Aim >> Write out the entire listing below exactly as it appears, minus any pictures.

◆ ◆ ◆ ◆

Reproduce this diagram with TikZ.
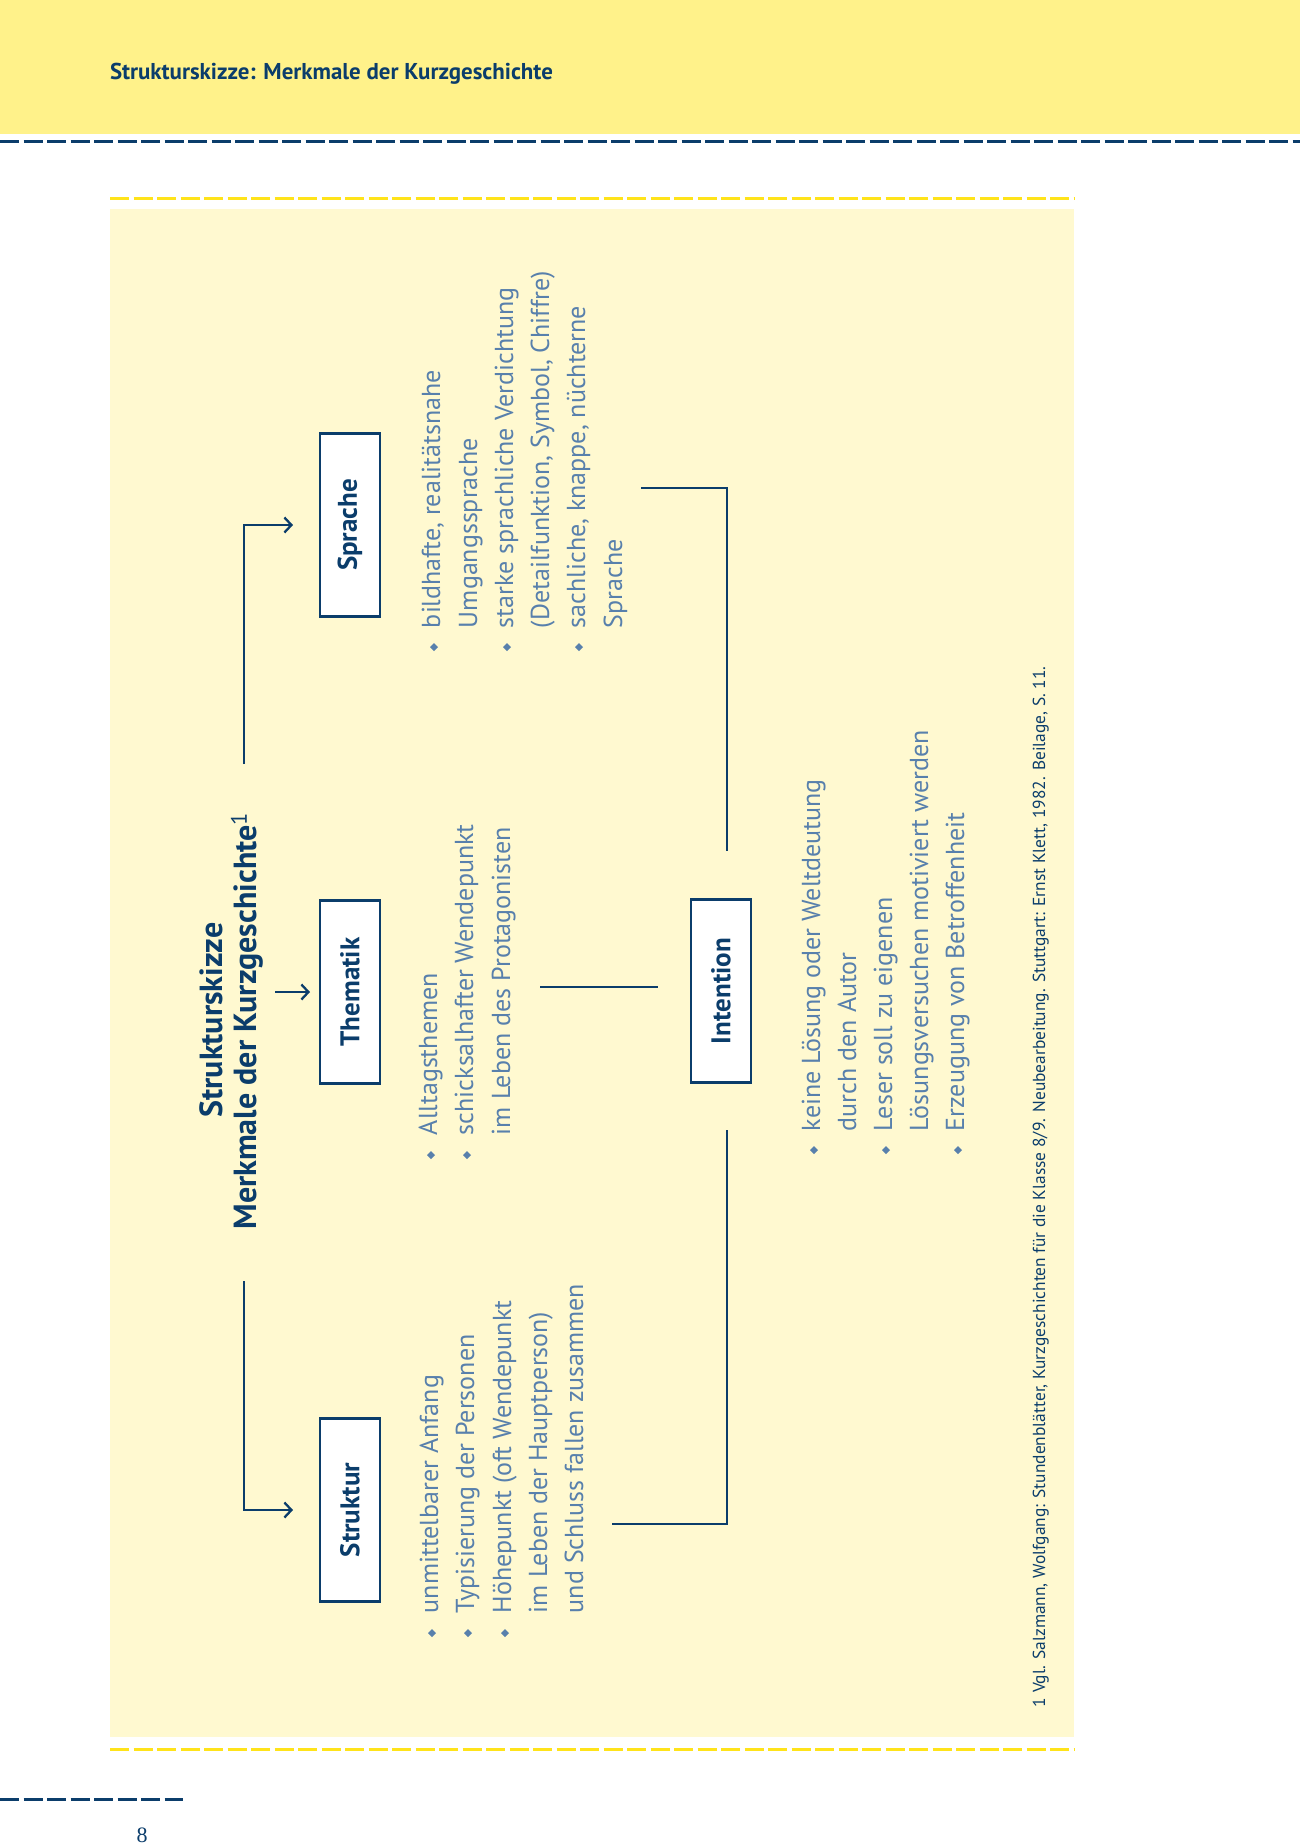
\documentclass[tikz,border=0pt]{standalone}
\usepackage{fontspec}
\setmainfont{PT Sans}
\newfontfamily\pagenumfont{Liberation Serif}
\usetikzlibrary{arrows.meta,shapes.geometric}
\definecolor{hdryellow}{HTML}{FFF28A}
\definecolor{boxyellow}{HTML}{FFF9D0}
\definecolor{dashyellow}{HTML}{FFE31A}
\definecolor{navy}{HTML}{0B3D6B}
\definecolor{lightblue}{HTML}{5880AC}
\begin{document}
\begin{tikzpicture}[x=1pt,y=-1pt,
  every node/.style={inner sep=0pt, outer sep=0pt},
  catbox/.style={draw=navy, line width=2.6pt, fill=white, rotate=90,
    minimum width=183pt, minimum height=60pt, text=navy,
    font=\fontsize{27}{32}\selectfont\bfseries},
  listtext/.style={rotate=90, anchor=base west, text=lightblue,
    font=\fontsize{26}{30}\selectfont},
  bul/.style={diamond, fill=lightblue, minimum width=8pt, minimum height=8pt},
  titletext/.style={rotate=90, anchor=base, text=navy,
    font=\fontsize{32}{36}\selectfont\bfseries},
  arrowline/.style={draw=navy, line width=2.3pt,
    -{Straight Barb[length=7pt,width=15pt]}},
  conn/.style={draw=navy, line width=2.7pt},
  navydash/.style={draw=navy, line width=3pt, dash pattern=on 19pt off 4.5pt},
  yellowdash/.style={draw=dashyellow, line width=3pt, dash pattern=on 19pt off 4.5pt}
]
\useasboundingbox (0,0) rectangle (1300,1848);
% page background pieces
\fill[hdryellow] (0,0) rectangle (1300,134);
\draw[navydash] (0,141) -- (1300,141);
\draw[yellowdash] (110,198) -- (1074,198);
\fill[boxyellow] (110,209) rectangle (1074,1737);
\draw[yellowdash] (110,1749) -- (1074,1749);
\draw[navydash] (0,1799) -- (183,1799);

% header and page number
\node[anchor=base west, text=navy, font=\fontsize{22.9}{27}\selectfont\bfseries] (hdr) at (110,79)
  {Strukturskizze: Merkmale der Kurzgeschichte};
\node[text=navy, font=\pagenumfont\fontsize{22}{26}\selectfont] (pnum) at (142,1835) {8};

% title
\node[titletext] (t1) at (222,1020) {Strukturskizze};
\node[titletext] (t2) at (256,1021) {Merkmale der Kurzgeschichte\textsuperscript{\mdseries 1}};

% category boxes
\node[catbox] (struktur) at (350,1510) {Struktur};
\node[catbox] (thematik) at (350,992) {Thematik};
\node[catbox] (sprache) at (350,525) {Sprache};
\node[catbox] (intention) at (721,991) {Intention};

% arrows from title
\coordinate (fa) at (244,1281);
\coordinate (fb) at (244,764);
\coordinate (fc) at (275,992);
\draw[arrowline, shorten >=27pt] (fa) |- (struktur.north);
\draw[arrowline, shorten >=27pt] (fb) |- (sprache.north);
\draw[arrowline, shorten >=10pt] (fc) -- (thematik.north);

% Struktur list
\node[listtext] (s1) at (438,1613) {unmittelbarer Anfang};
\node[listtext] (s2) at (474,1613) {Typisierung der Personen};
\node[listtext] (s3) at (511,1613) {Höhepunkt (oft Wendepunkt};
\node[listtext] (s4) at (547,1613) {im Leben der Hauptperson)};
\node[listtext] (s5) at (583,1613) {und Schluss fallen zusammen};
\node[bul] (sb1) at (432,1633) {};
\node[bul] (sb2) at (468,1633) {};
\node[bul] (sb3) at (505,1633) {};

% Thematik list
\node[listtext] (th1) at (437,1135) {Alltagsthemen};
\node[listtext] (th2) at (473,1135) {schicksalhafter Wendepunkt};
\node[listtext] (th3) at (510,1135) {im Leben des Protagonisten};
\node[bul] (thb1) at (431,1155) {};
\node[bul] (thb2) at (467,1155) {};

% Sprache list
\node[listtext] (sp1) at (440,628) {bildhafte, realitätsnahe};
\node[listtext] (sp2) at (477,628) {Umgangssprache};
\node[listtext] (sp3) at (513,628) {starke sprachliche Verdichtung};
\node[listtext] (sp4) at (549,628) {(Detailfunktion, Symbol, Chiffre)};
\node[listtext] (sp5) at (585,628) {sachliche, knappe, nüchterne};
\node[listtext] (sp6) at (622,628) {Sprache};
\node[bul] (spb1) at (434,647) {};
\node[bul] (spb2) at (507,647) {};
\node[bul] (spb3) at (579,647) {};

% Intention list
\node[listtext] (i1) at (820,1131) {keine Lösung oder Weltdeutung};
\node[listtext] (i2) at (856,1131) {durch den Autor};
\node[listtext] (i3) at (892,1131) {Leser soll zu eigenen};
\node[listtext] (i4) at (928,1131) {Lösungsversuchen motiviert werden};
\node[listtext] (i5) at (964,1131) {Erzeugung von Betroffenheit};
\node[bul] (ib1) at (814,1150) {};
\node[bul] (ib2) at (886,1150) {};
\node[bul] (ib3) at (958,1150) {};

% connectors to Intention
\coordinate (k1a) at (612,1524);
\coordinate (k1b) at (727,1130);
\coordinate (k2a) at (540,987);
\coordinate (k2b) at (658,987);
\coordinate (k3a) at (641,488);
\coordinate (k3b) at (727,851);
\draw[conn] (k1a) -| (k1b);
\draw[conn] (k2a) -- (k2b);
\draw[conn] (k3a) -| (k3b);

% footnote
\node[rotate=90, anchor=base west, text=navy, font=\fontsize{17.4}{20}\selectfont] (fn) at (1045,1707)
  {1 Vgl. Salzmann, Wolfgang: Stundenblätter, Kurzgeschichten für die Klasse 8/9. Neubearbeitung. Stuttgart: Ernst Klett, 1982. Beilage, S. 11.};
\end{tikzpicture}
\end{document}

◆ ◆ ◆ ◆

Response to this exercise >>
Reproduce this diagram with TikZ.
\documentclass[tikz,border=0pt]{standalone}
\usepackage{fontspec}
\setmainfont{PT Sans}
\newfontfamily\pagenumfont{Liberation Serif}
\usetikzlibrary{arrows.meta,shapes.geometric}
\definecolor{hdryellow}{HTML}{FFF28A}
\definecolor{boxyellow}{HTML}{FFF9D0}
\definecolor{dashyellow}{HTML}{FFE31A}
\definecolor{navy}{HTML}{0B3D6B}
\definecolor{lightblue}{HTML}{5880AC}
\begin{document}
\begin{tikzpicture}[x=1pt,y=-1pt,
  every node/.style={inner sep=0pt, outer sep=0pt},
  catbox/.style={draw=navy, line width=2.6pt, fill=white, rotate=90,
    minimum width=183pt, minimum height=60pt, text=navy,
    font=\fontsize{27}{32}\selectfont\bfseries},
  listtext/.style={rotate=90, anchor=base west, text=lightblue,
    font=\fontsize{26}{30}\selectfont},
  bul/.style={diamond, fill=lightblue, minimum width=8pt, minimum height=8pt},
  titletext/.style={rotate=90, anchor=base, text=navy,
    font=\fontsize{32}{36}\selectfont\bfseries},
  arrowline/.style={draw=navy, line width=2.3pt,
    -{Straight Barb[length=7pt,width=15pt]}},
  conn/.style={draw=navy, line width=2.7pt},
  navydash/.style={draw=navy, line width=3pt, dash pattern=on 19pt off 4.5pt},
  yellowdash/.style={draw=dashyellow, line width=3pt, dash pattern=on 19pt off 4.5pt}
]
\useasboundingbox (0,0) rectangle (1300,1848);
% page background pieces
\fill[hdryellow] (0,0) rectangle (1300,134);
\draw[navydash] (0,141) -- (1300,141);
\draw[yellowdash] (110,198) -- (1074,198);
\fill[boxyellow] (110,209) rectangle (1074,1737);
\draw[yellowdash] (110,1749) -- (1074,1749);
\draw[navydash] (0,1799) -- (183,1799);

% header and page number
\node[anchor=base west, text=navy, font=\fontsize{22.9}{27}\selectfont\bfseries] (hdr) at (110,79)
  {Strukturskizze: Merkmale der Kurzgeschichte};
\node[text=navy, font=\pagenumfont\fontsize{22}{26}\selectfont] (pnum) at (142,1835) {8};

% title
\node[titletext] (t1) at (222,1020) {Strukturskizze};
\node[titletext] (t2) at (256,1021) {Merkmale der Kurzgeschichte\textsuperscript{\mdseries 1}};

% category boxes
\node[catbox] (struktur) at (350,1510) {Struktur};
\node[catbox] (thematik) at (350,992) {Thematik};
\node[catbox] (sprache) at (350,525) {Sprache};
\node[catbox] (intention) at (721,991) {Intention};

% arrows from title
\coordinate (fa) at (244,1281);
\coordinate (fb) at (244,764);
\coordinate (fc) at (275,992);
\draw[arrowline, shorten >=27pt] (fa) |- (struktur.north);
\draw[arrowline, shorten >=27pt] (fb) |- (sprache.north);
\draw[arrowline, shorten >=10pt] (fc) -- (thematik.north);

% Struktur list
\node[listtext] (s1) at (438,1613) {unmittelbarer Anfang};
\node[listtext] (s2) at (474,1613) {Typisierung der Personen};
\node[listtext] (s3) at (511,1613) {Höhepunkt (oft Wendepunkt};
\node[listtext] (s4) at (547,1613) {im Leben der Hauptperson)};
\node[listtext] (s5) at (583,1613) {und Schluss fallen zusammen};
\node[bul] (sb1) at (432,1633) {};
\node[bul] (sb2) at (468,1633) {};
\node[bul] (sb3) at (505,1633) {};

% Thematik list
\node[listtext] (th1) at (437,1135) {Alltagsthemen};
\node[listtext] (th2) at (473,1135) {schicksalhafter Wendepunkt};
\node[listtext] (th3) at (510,1135) {im Leben des Protagonisten};
\node[bul] (thb1) at (431,1155) {};
\node[bul] (thb2) at (467,1155) {};

% Sprache list
\node[listtext] (sp1) at (440,628) {bildhafte, realitätsnahe};
\node[listtext] (sp2) at (477,628) {Umgangssprache};
\node[listtext] (sp3) at (513,628) {starke sprachliche Verdichtung};
\node[listtext] (sp4) at (549,628) {(Detailfunktion, Symbol, Chiffre)};
\node[listtext] (sp5) at (585,628) {sachliche, knappe, nüchterne};
\node[listtext] (sp6) at (622,628) {Sprache};
\node[bul] (spb1) at (434,647) {};
\node[bul] (spb2) at (507,647) {};
\node[bul] (spb3) at (579,647) {};

% Intention list
\node[listtext] (i1) at (820,1131) {keine Lösung oder Weltdeutung};
\node[listtext] (i2) at (856,1131) {durch den Autor};
\node[listtext] (i3) at (892,1131) {Leser soll zu eigenen};
\node[listtext] (i4) at (928,1131) {Lösungsversuchen motiviert werden};
\node[listtext] (i5) at (964,1131) {Erzeugung von Betroffenheit};
\node[bul] (ib1) at (814,1150) {};
\node[bul] (ib2) at (886,1150) {};
\node[bul] (ib3) at (958,1150) {};

% connectors to Intention
\coordinate (k1a) at (612,1524);
\coordinate (k1b) at (727,1130);
\coordinate (k2a) at (540,987);
\coordinate (k2b) at (658,987);
\coordinate (k3a) at (641,488);
\coordinate (k3b) at (727,851);
\draw[conn] (k1a) -| (k1b);
\draw[conn] (k2a) -- (k2b);
\draw[conn] (k3a) -| (k3b);

% footnote
\node[rotate=90, anchor=base west, text=navy, font=\fontsize{17.4}{20}\selectfont] (fn) at (1045,1707)
  {1 Vgl. Salzmann, Wolfgang: Stundenblätter, Kurzgeschichten für die Klasse 8/9. Neubearbeitung. Stuttgart: Ernst Klett, 1982. Beilage, S. 11.};
\end{tikzpicture}
\end{document}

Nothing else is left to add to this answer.